In honor of Sunshine Week, yesterday we reviewed what EFF’s Freedom of Information Act requests revealed in the past year. Today, we’ll take a look at the FOIA lawsuits we filed last year and the information we hope the suits will provide.

Secret Interpretation and Use of the Patriot Act

On the 10th anniversary of the Patriot Act, EFF sued the Justice Department for its refusal to release information concerning the controversial provision of the PATRIOT Act known as Section 215. In early 2011, multiple Senators warned that the FBI believed Section 215 allowed them “unfettered” access to innocent Americans’ private data, like “a cellphone company’s phone records” in bulk form. "When the American people find out about how their government has secretly interpreted the Patriot Act,” said Wyden on the Senate floor in May, “they are going to be stunned and they are going to be angry.” Unfortunately, the Senators could not give further details since the Justice Department interpretation was classified.

After receiving no response to our FOIA request, EFF (and the ACLU in a separate case) sued the Justice Department demanding the release of DOJ’s secret interpretation and information concerning how the federal government is using Section 215. The DOJ released their first batch of documents in the case yesterday, and as the ACLU noted, the DOJ has confirmed they in fact do have a secret interpretation of the law. EFF will have more on the document release shortly. 

Drones

Last month, Congress passed a bill allowing the FAA to authorize more domestic drone flights in the United States. The agency estimated a staggering 30,000 drones could be flying in around the United States by 2020.

EFF staff attorney Jennifer Lynch explained the capabilities of surveillance drones in January:

Drones are capable of highly advanced and almost constant surveillance, and they can amass large amounts of data. They carry various types of equipment including live-feed video cameras, infrared cameras, heat sensors, and radar. Some newer drones carry super high resolution “gigapixel” cameras that can “track people and vehicles from altitudes above 20,000 feet[,] . . . [can] monitor up to 65 enemies of the State simultaneously[, and] . . . can see targets from almost 25 miles down range.” Predator drones can eavesdrop on electronic transmissions, and one drone unveiled at DEFCON last year can crack Wi-Fi networks and intercept text messages and cell phone conversations—without the knowledge or help of either the communications provider or the customer. Drones are also designed to carry weapons, and some have suggested that drones carrying weapons such as tasers and bean bag guns could be used domestically.

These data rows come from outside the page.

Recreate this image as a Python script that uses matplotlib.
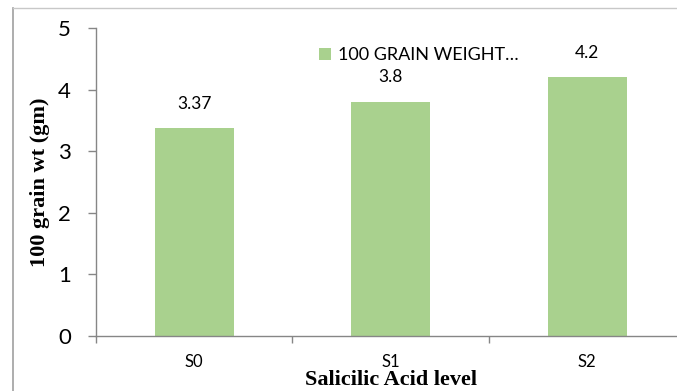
import matplotlib.pyplot as plt
from matplotlib.lines import Line2D
from matplotlib.patches import Patch

# --- Data ---
levels = ["S0", "S1", "S2"]
grain_wt = [3.37, 3.8, 4.2]
value_labels = ["3.37", "3.8", "4.2"]
series_name = "100 GRAIN WEIGHT\u2026"

bar_color = "#A9D18E"
axis_grey = "#868686"

plt.rcParams['font.family'] = ['Lato', 'DejaVu Sans']

fig = plt.figure(figsize=(6.77, 3.91), dpi=100)
ax = fig.add_axes([96 / 677, 1 - 336 / 391, 589.5 / 677, 308 / 391])

x = list(range(len(levels)))
bars = ax.bar(x, grain_wt, width=0.4, color=bar_color, zorder=2)

for xi, val, lab in zip(x, grain_wt, value_labels):
    ax.annotate(lab, (xi, val), xytext=(0, 12), textcoords="offset points",
                ha="center", va="bottom", fontsize=12.5)

ax.set_xlim(-0.5, len(levels) - 0.5)
ax.set_ylim(0, 5)
ax.set_yticks(range(0, 6))
ax.set_xticks(x)
ax.set_xticklabels(levels, fontsize=12)
ax.set_xticks([i - 0.5 for i in range(len(levels) + 1)], minor=True)
ax.tick_params(axis="x", which="major", length=0, pad=13)
ax.tick_params(axis="x", which="minor", length=5, color=axis_grey, width=1)
ax.tick_params(axis="y", length=6, color=axis_grey, width=1, labelsize=16, pad=12)

for side in ["top", "right"]:
    ax.spines[side].set_visible(False)
for side in ["left", "bottom"]:
    ax.spines[side].set_color(axis_grey)
    ax.spines[side].set_linewidth(1)

ax.set_ylabel("100 grain wt (gm)", fontsize=16, fontweight="bold",
              family="Liberation Serif", labelpad=6)
ax.set_xlabel("Salicilic Acid level", fontsize=16, fontweight="bold",
              family="Liberation Serif", labelpad=0)

ax.legend([Patch(facecolor=bar_color)], [series_name], loc="upper left",
          bbox_to_anchor=(0.35, 0.99), frameon=False, fontsize=13,
          handlelength=0.7, handleheight=0.7, handletextpad=0.4)

# chart border (Excel chart area)
fig.add_artist(Line2D([13 / 677, 13 / 677], [0, 1 - 8 / 391],
                      transform=fig.transFigure, color="#A0A0A0", lw=1.2))
fig.add_artist(Line2D([13 / 677, 1], [1 - 8 / 391, 1 - 8 / 391],
                      transform=fig.transFigure, color="#C8C8C8", lw=1))

fig.savefig("out.png", dpi=100)
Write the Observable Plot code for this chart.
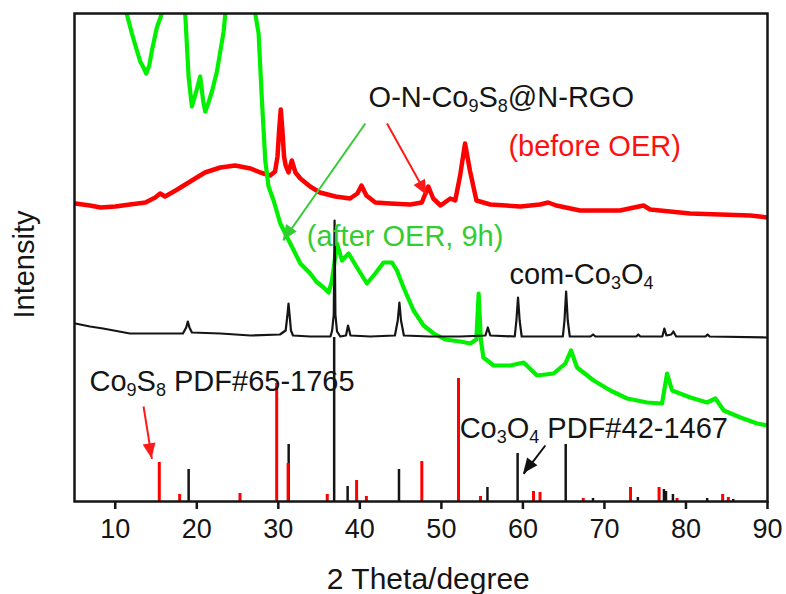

Yet before Congress passed the law, the FAA had already been authorizing drone flights for a variety of law enforcement agencies. The FAA refused to make any information available to the public about who specifically has obtained these authorizations or for what purposes. On January 10, EFF sued the Department of Transportation and FAA for the information.

The use of surveillance drones could dramatically alter the legal and technical landscape for privacy in the United States, and the FAA should not be permitted to shield from the public information concerning the use of drones within our borders. The FAA should be required to follow the law and release this information immediately.

Secret Surveillance Memo

In May 2011, EFF filed a lawsuit against the Justice Department to demand the release of a secret legal memo used to justify FBI access to Americans' telephone records without any legal process or oversight.

As we stated at the time, “A report released last year by the DOJ's own Inspector General revealed how the FBI, in defending its past violations of the Electronic Communications Privacy Act (ECPA), had come up with a new legal argument to justify secret, unchecked access to private telephone records. According to the report, the DOJ's Office of the Legal Counsel (OLC) had issued a legal opinion agreeing with the FBI's theory.”

EFF suspects that the FBI and OLC wrongly concluded that, when conducting national security investigations, government officials are free to obtain records of Americans' communications without legal process, despite clear federal privacy laws to the contrary. EFF is litigating the case so the public knows and understands how the DOJ has interpreted federal surveillance and privacy laws. 

FBI’s Plan to Expand Federal Surveillance Laws

In early 2011, EFF received documents in response to a 2-year old FOIA request for information on the FBI’s "Going Dark" program, an initiative to increase the FBI's authority over electronic surveillance. The documents—the first ones we received from a lawsuit filed in 2010—detail a fully-formed and well-coordinated plan to expand existing surveillance laws and develop new ones. But these documents represent only a small fraction of the documents we expect to receive in response to this and a more recent FOIA request.

However, the lawsuit is not over. EFF is currently in the middle of summary judgment briefing in this FOIA lawsuit, where we will be arguing that the government is improperly withholding information from almost 3,000 pages of records that could explain to the American public how the FBI, DOJ and DEA have been pushing to expand federal electronic surveillance laws over the last few years.

We first heard about the FBI’s Going Dark program in 2009, when the agency’s Congressional budget request included an additional $9 million to fund the program (on top of the $233.9 million it already received). Late last year, the New York Times linked the program to a plan to expand federal surveillance laws like the Communications Assistance to Law Enforcement Act (CALEA). We issued FOIA requests to the FBI in 2009 for information on Going Dark and in 2010 for information on the agency’s plans to update CALEA.